Bryper's Tumblings

Feb 02
Permalink

The trouble with the pursuit of perfection

Question:

Bryan Person Bryper  Can being a perfectionist at our work slow us down? Should we be content with good enough and keep going?

Responses: 

Adam Cohenadamcohen @bryper I spend a lot of my time coaching business folks and developers on projects on trying not to make good enough, perfect 

Jennifer Leggio mediaphyter @Bryper I think I have too much OCD to not try to be a perfectionist at work. And yes, sometimes it slows me down. Blessing and curse.

Adam Cohen adamcohen @bryper The relentless pursuit of perfection will absolutely slow down projects - the 80/20 rule is what allows them to actually finish

ourman ourman @bryper - yes, yes, yes. It’ll do WILL do. Too many bosses who have had new ideas right up till deadline and wrecked it. 1st get it done. 

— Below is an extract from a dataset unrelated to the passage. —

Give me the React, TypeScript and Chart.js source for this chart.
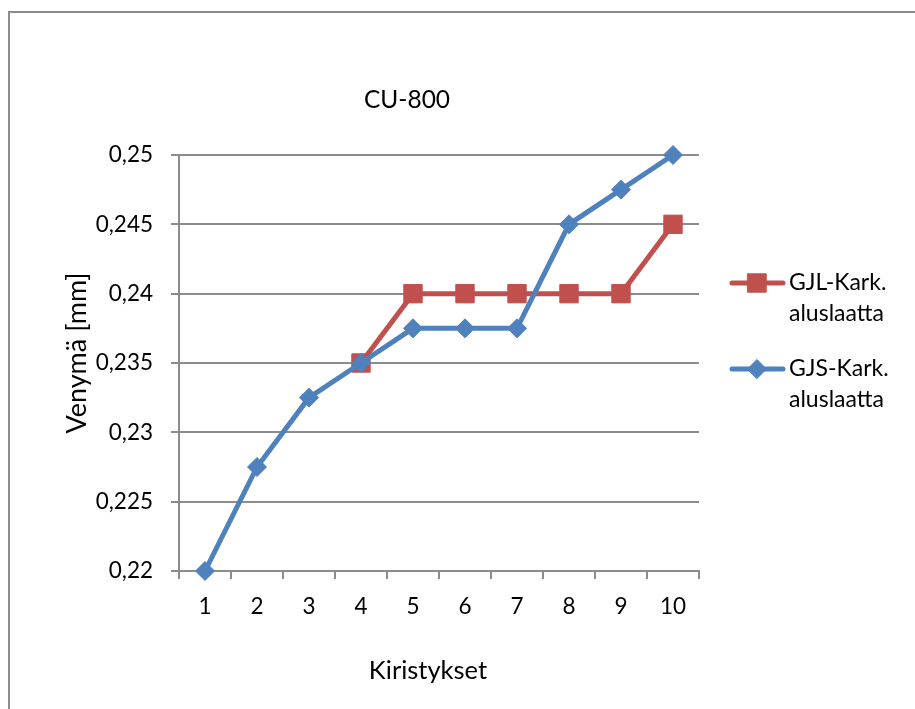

Rick Murray rickmurray @bryper Some things demand perfection; others can be treated as *betas* The spoils go to those who can consistently discern which is which.

Anna Farmery Engagingbrand @bryper perfection doesn’t exist, because it is out of date when you get there..aim should be evolving

marc uhlig marcuhlig @Bryper meg whiteman: “perfect is the enemy of good enough”, sometimes it has to be perfect, but most of the times good enough will do it… 

jljohansen jljohansen @bryper Being a perfectionist often means you try to do it all yourself. I do think that slows us down without providing desired results.